The junta has stated that it will release necessary bylaws, procedures, announcements, orders, notifications and instructions regarding this new law. The military has faced a string of humiliating losses in recent months, including the capture of border crossings and roads carrying most of the overland trade with China by three ethnic insurgent armies in Shan State – supported by other armed groups that oppose the government.
This conscription law was first introduced in Myanmar in 2010 but has not been enforced until now. Under this legislation, those who ignore summons to serve can be jailed for up to five years during a state of emergency. A state of emergency was declared by the junta in 2021 and was recently extended for another six months. Myanmar had endured almost 50 years of rule under oppressive military regimes before the move towards democracy in 2011. On February 1st, 2021, the military announced it had taken control of the country.

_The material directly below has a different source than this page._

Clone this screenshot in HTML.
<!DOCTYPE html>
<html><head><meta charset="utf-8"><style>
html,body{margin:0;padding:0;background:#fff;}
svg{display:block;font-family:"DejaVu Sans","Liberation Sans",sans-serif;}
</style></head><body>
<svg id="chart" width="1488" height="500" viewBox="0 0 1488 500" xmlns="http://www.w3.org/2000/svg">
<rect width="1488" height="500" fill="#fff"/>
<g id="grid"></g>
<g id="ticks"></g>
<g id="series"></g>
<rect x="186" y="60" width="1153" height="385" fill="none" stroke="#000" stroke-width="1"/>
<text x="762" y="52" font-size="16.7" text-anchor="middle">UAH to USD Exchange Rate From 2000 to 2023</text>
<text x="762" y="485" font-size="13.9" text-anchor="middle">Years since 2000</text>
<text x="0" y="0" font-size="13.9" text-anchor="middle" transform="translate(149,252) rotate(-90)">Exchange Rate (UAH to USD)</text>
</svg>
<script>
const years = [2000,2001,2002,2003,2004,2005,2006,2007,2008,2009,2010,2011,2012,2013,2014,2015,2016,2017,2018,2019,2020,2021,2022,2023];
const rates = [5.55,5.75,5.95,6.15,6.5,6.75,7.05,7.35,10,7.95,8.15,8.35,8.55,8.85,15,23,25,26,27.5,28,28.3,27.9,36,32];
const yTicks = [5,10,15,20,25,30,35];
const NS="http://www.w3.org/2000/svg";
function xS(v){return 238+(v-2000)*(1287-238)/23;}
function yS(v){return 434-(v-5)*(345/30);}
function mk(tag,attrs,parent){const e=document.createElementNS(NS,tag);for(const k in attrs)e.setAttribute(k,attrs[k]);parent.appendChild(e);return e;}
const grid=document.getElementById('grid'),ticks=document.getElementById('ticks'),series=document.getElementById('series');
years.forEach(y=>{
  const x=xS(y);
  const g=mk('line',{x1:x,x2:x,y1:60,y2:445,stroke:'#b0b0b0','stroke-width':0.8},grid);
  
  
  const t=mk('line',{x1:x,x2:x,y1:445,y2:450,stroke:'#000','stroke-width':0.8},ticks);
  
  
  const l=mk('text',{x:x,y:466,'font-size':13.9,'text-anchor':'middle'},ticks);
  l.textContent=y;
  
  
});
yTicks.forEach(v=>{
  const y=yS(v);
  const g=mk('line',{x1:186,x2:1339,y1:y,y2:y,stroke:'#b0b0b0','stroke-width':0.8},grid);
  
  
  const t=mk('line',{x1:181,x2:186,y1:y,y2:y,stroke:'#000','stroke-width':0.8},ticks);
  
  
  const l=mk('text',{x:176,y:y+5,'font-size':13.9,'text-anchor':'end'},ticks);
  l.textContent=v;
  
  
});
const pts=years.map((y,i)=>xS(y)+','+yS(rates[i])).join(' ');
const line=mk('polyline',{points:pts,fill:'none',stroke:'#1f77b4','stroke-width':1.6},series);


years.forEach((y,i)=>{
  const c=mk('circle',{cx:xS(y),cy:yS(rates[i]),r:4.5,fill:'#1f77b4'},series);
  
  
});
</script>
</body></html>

Since then, disorders and fighting have continued to affect Myanmar, with more than one million people displaced and thousands killed. The performance of the army in its recent battles with ethnic armed groups – some of which have ended in defeats and retreats – has sparked criticisms and doubts among its supporters. Despite these challenges, the government is determined to maintain control over the country through this new measure of compulsory military service.